I clipped this recipe from the newspaper nearly 20 years ago.

1 teaspoon yeast
1/2 cup warm water, 105° – 110°
3/4 cup flour, I like to use bread flour but recipe calls for all-purpose

1 teaspoon yeast
1 cup warm water
3 tablespoons extra-virgin olive oil
3 1/4 cups flour
2 teaspoon coarse salt (sea salt)

2 tablespoons olive oil
1 teaspoon coarse salt
any extras you like

Make the sponge, dissolve the yeast in the warm water, stir in the flour, cover with plastic wrap and let stand until double (approximately 45 min.)

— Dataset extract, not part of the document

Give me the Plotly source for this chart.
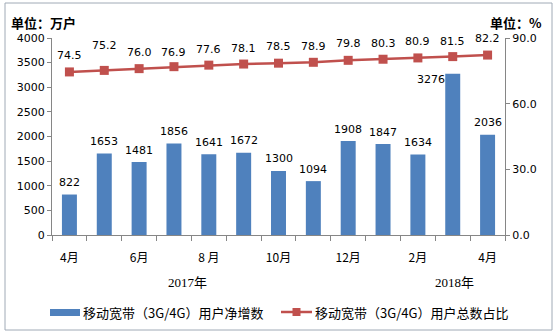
import plotly.graph_objects as go

months = ["4月", "5月", "6月", "7月", "8月", "9月", "10月", "11月", "12月", "1月", "2月", "3月", "4月"]
tick_labels = ["4月", "", "6月", "", "8 月", "", "10月", "", "12月", "", "2月", "", "4月"]
net_adds = [822, 1653, 1481, 1856, 1641, 1672, 1300, 1094, 1908, 1847, 1634, 3276, 2036]
share_pct = [74.5, 75.2, 76.0, 76.9, 77.6, 78.1, 78.5, 78.9, 79.8, 80.3, 80.9, 81.5, 82.2]
years = ["2017年", "2018年"]
bar_name = "移动宽带（3G/4G）用户净增数"
line_name = "移动宽带（3G/4G）用户总数占比"

# label style offsets (pixels)
line_label_yshift = [16, 25, 16, 14, 16, 16, 17, 16, 17, 16, 16, 15, 17]
bar_label_shift = [(0, 12)] * 11 + [(-22, -6), (0, 12)]

BLUE = "#4F81BD"
RED = "#C0504D"
AXIS = "#868686"
NUM_FONT = "DejaVu Sans"
CJK = "Noto Sans CJK SC"

x = list(range(len(months)))

fig = go.Figure()
fig.add_trace(go.Bar(x=x, y=net_adds, width=0.43, marker=dict(color=BLUE, line=dict(width=0)),
                     name=bar_name, showlegend=False, hoverinfo="y"))
fig.add_trace(go.Scatter(x=x, y=share_pct, yaxis="y2", mode="lines+markers", name=line_name,
                         line=dict(color=RED, width=2.5),
                         marker=dict(symbol="square", size=9, color=RED),
                         showlegend=False))

anns = []
for i, v in enumerate(net_adds):
    dx, dy = bar_label_shift[i]
    anns.append(dict(x=i, y=v, xref="x", yref="y", text=str(v), showarrow=False,
                     xshift=dx, yshift=dy, yanchor="middle",
                     font=dict(family=NUM_FONT, size=11, color="#000")))
for i, v in enumerate(share_pct):
    anns.append(dict(x=i, y=v, xref="x", yref="y2", text=f"{v:.1f}", showarrow=False,
                     yshift=line_label_yshift[i], yanchor="middle",
                     font=dict(family=NUM_FONT, size=11, color="#000")))
# year labels
for yr, xc in zip(years, [3.4, 11.05]):
    anns.append(dict(x=xc, y=-0.239, xref="x", yref="paper", text=yr, showarrow=False,
                     yanchor="middle", font=dict(family="Liberation Serif, " + CJK, size=13, color="#000")))
# unit titles
anns.append(dict(x=-0.094, y=1.081, xref="paper", yref="paper", text="<b>单位：万户</b>", showarrow=False,
                 xanchor="left", yanchor="middle", font=dict(family=CJK, size=13, color="#000")))
anns.append(dict(x=1.086, y=1.081, xref="paper", yref="paper", text="<b>单位：%</b>", showarrow=False,
                 xanchor="right", yanchor="middle", font=dict(family=CJK, size=13, color="#000")))

# manual legend
W = 453.0
H = 197.0
def px(xp):
    return (xp - 52) / W
def py(yp):
    return (235 - yp) / H

shapes = []
shapes.append(dict(type="rect", xref="paper", yref="paper", x0=px(5), x1=px(552), y0=py(330), y1=py(3),
                   line=dict(color="#A0AAB6", width=1), fillcolor="rgba(0,0,0,0)", layer="below"))
shapes.append(dict(type="rect", xref="paper", yref="paper", x0=px(50), x1=px(80), y0=py(316), y1=py(309),
                   line=dict(width=0), fillcolor=BLUE))
shapes.append(dict(type="line", xref="paper", yref="paper", x0=px(281), x1=px(312), y0=py(312), y1=py(312),
                   line=dict(color=RED, width=2.5)))
shapes.append(dict(type="rect", xref="paper", yref="paper", x0=px(292.5), x1=px(300.5), y0=py(316), y1=py(308),
                   line=dict(width=0), fillcolor=RED))
anns.append(dict(x=px(81), y=py(312), xref="paper", yref="paper", text=bar_name, showarrow=False,
                 xanchor="left", yanchor="middle", font=dict(family=CJK, size=13, color="#000")))
anns.append(dict(x=px(313), y=py(312), xref="paper", yref="paper", text=line_name, showarrow=False,
                 xanchor="left", yanchor="middle", font=dict(family=CJK, size=13, color="#000")))

fig.update_layout(
    width=557, height=335,
    margin=dict(l=52, r=52, t=38, b=100),
    paper_bgcolor="white", plot_bgcolor="white",
    bargap=0.5,
    xaxis=dict(range=[-0.5, 12.5], tickmode="array", tickvals=x, ticktext=tick_labels,
               ticks="", showline=True, linecolor=AXIS, linewidth=1, showgrid=False, zeroline=False,
               tickfont=dict(family=CJK, size=12, color="#000"), ticklabelstandoff=12,
               minor=dict(tickmode="linear", tick0=-0.5, dtick=1, ticks="outside", ticklen=5,
                          tickcolor=AXIS, showgrid=False)),
    yaxis=dict(range=[0, 4000], dtick=500, ticks="outside", ticklen=4, tickcolor=AXIS,
               showline=True, linecolor=AXIS, linewidth=1, showgrid=False, zeroline=False,
               tickfont=dict(family=NUM_FONT, size=11, color="#000")),
    yaxis2=dict(range=[0, 90], tickvals=[0, 30, 60, 90], tickformat=".1f", overlaying="y", side="right",
                ticks="outside", ticklen=4, tickcolor=AXIS, showline=True, linecolor=AXIS, linewidth=1,
                showgrid=False, zeroline=False,
                tickfont=dict(family=NUM_FONT, size=11, color="#000")),
    annotations=anns,
    shapes=shapes,
)

fig.write_html("out.html")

For dough: dissolve yeast in warm water. Stir the yeast and olive oil into the sponge and mix well. Stir in 1 cup of flour and the salt. Stir in enough of the remaining flour to make a soft dough. Knead 6-10 minutes. (you can do this in a stand mixer)

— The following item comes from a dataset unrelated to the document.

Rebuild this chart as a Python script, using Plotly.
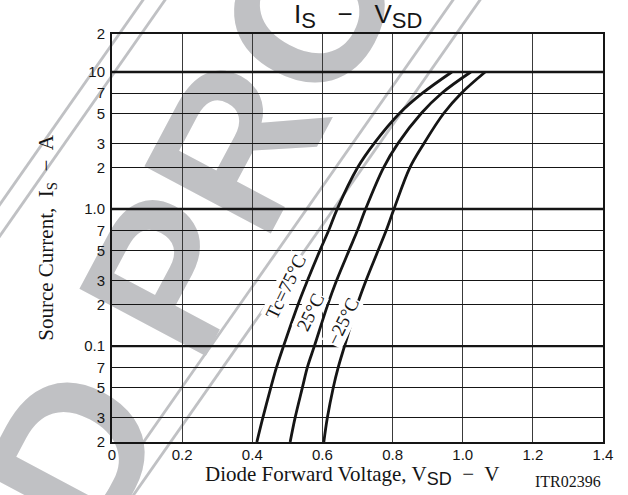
import numpy as np
import plotly.graph_objects as go

# ---------------- data ----------------
current = [0.02, 0.03, 0.05, 0.07, 0.1, 0.2, 0.3, 0.5, 0.7, 1.0, 2, 3, 5, 7, 10]
v_tc75 = [0.413, 0.430, 0.453, 0.469, 0.489, 0.530, 0.557, 0.593, 0.618, 0.642, 0.700, 0.747, 0.820, 0.885, 0.969]
v_tc25 = [0.508, 0.522, 0.543, 0.557, 0.577, 0.615, 0.640, 0.676, 0.700, 0.723, 0.774, 0.815, 0.882, 0.940, 1.023]
v_tcm25 = [0.604, 0.614, 0.631, 0.645, 0.663, 0.699, 0.724, 0.759, 0.782, 0.804, 0.849, 0.889, 0.946, 0.996, 1.064]

x_ticks = [0, 0.2, 0.4, 0.6, 0.8, 1.0, 1.2, 1.4]
x_ticktext = ["0", "0.2", "0.4", "0.6", "0.8", "1.0", "1.2", "1.4"]
y_top = 10 ** 1.277
y_ticks = [0.02, 0.03, 0.05, 0.07, 0.1, 0.2, 0.3, 0.5, 0.7, 1.0, 2, 3, 5, 7, 10, y_top]
y_ticktext = ["2", "3", "5", "7", "0.1", "2", "3", "5", "7", "1.0", "2", "3", "5", "7", "10", "2"]
decades = [0.1, 1.0, 10]

curve_labels = ["Tc=75°C", "25°C", "−25°C"]
label_x = [0.495, 0.565, 0.658]
label_y = [0.273, 0.176, 0.151]

# ---------------- styling ----------------
SERIF = "Liberation Serif"
SANS = "Liberation Sans"
WM = "#c0c1c4"
INK = "#151515"

fig = go.Figure()
# heavier decade grid lines
for d in decades:
    fig.add_trace(go.Scatter(x=[0, 1.4], y=[d, d], mode="lines",
                             line=dict(color=INK, width=2.4), hoverinfo="skip", showlegend=False))
for xs in (v_tc75, v_tc25, v_tcm25):
    fig.add_trace(go.Scatter(x=xs, y=current, mode="lines",
                             line=dict(color=INK, width=2.8, shape="spline", smoothing=1.0),
                             hoverinfo="skip", showlegend=False))

shapes = []
# watermark (drawn below the grid)
def px2paper(px, py):
    return (px - 112) / 491.0, (442 - py) / 408.0

for xt in (143, 165, 453, 480):
    a0 = px2paper(xt + 0.7 * 10, -10)
    a1 = px2paper(xt - 0.7 * 510, 510)
    shapes.append(dict(type="line", xref="paper", yref="paper", x0=a0[0], y0=a0[1], x1=a1[0], y1=a1[1],
                       line=dict(width=2.8, color=WM), layer="below"))

ang = np.deg2rad(62)
ux, uy = np.cos(ang), -np.sin(ang)
cx, cy = 278, 24
L = 320
x0, y0 = px2paper(cx - L * ux, cy - L * uy)
x1, y1 = px2paper(cx + L * ux, cy + L * uy)
shapes.append(dict(type="line", xref="paper", yref="paper", x0=x0, y0=y0, x1=x1, y1=y1,
                   line=dict(width=0, color="rgba(0,0,0,0)"), layer="below",
                   label=dict(text="<b>ED PRODUCT</b>", textposition="middle", yanchor="middle",
                              textangle=-62,
                              font=dict(family=SANS, size=208, color=WM))))

annotations = []
for t, lx, ly in zip(curve_labels, label_x, label_y):
    annotations.append(dict(text=t, x=lx, y=np.log10(ly), xref="x", yref="y", showarrow=False,
                            textangle=-64, bgcolor="white", borderpad=0,
                            font=dict(family=SERIF, size=19, color=INK)))

annotations.append(dict(text="I<sub><span style='font-size:22px'>S</span></sub>   −   V<sub><span style='font-size:22px'>SD</span></sub>",
                        x=0.5, y=1.044, xref="paper", yref="paper", showarrow=False,
                        xanchor="center", yanchor="middle",
                        font=dict(family=SANS, size=26, color=INK)))
annotations.append(dict(text="Diode Forward Voltage, V<sub><span style='font-family:Liberation Sans;font-size:18px'>SD</span></sub>  −  V",
                        x=0.489, y=-0.081, xref="paper", yref="paper", showarrow=False,
                        xanchor="center", yanchor="middle",
                        font=dict(family=SERIF, size=21, color=INK)))
annotations.append(dict(text="ITR02396", x=1.0, y=-0.097, xref="paper", yref="paper", showarrow=False,
                        xanchor="right", yanchor="middle",
                        font=dict(family=SERIF, size=16, color=INK)))
annotations.append(dict(text="Source Current,  I<sub>S</sub>  −  A", x=-0.1330, y=0.50,
                        xref="paper", yref="paper", showarrow=False, textangle=-90,
                        xanchor="center", yanchor="middle",
                        font=dict(family=SERIF, size=21, color=INK)))

fig.update_layout(
    width=628, height=495,
    margin=dict(l=112, r=25, t=34, b=53),
    paper_bgcolor="white", plot_bgcolor="rgba(0,0,0,0)",
    shapes=shapes, annotations=annotations,
    font=dict(family=SANS, size=15, color=INK),
)
fig.update_xaxes(range=[0, 1.4], tickvals=x_ticks, ticktext=x_ticktext,
                 showgrid=True, gridcolor="#3a3a3a", gridwidth=1.2, zeroline=False,
                 showline=True, linecolor=INK, linewidth=2, mirror=True,
                 ticks="", ticklabelstandoff=-2, tickfont=dict(family=SANS, size=15, color=INK))
fig.update_yaxes(type="log", range=[np.log10(0.02), 1.277], tickvals=y_ticks, ticktext=y_ticktext,
                 showgrid=True, gridcolor=INK, gridwidth=1.3, zeroline=False,
                 showline=True, linecolor=INK, linewidth=2, mirror=True,
                 ticks="", ticklabelstandoff=2, tickfont=dict(family=SANS, size=15, color=INK))

fig.write_html("out.html", config={"displayModeBar": False},
               post_script="document.body.style.margin='0px';")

Put dough in a lightly oiled bowl, cover and let rise until doubled, about 1 – 1 1/4 hours or in refrigerator overnight.

Punch down, divide in half and press into 2 lightly oiled 9-inch round cake pans. Cover and let rise in a warm place about 45 minutes until full of bubbles. Just before baking press your fingers in all over the dough to make dimples, drizzle on oil & sprinkle with salt.

Bake plain or add additional toppings like sliced red onions, herbs, cheese and/or olives.